Phase-space Path Integral Approach to the Kinetics of Black Hole Phase Transition in Massive Gravity

TL;DR

This paper models black hole phase transitions in massive gravity using a phase-space path integral approach, analyzing stability and transition paths influenced by charge and graviton mass.

Contribution

It introduces a stochastic dynamical framework combining free energy landscapes and path integrals to study black hole phase transitions in massive gravity.

Findings

Identifies stable and unstable black hole phases.

Analyzes the impact of charge and graviton mass on phase transition behavior.

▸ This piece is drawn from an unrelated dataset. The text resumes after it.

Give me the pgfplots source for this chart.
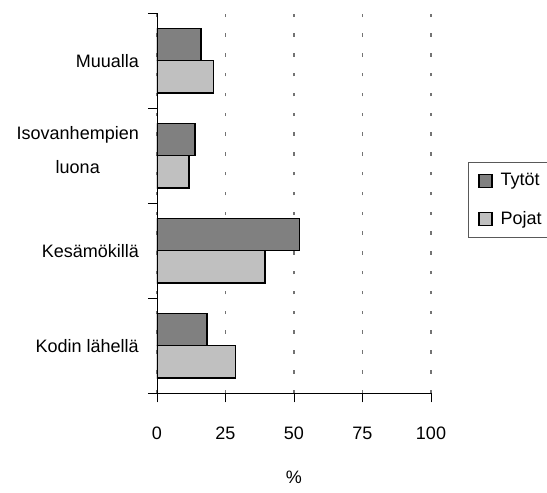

Determines dominant kinetic paths between phases.

Abstract

The dynamics of the state-switching process of black holes in dRGT massive gravity theory is presented using free energy landscape and stochastic Langevin equations. The free energy landscape is constructed using the Gibbons-Hawking path integral method. The black hole phases are characterized by taking its horizon radius as the order parameter. The free energy landscape provides three black hole phases: small, intermediate, and large. The small and large black holes are thermodynamically stable whereas the intermediate one is unstable. The Martin-Siggia-Rose-Janssen-de Dominicis (MSRJD) functional describes the stochastic dynamics of black hole phase transition. The Hamiltonian flow lines are obtained from the MSRJD functional and are used to analyze the stability and the phase transition properties. The dominant kinetic path between different phases is discussed for various configurations of the free energy landscape. We discuss the effect of black hole charge and the graviton mass on the critical behavior of black hole phase transition.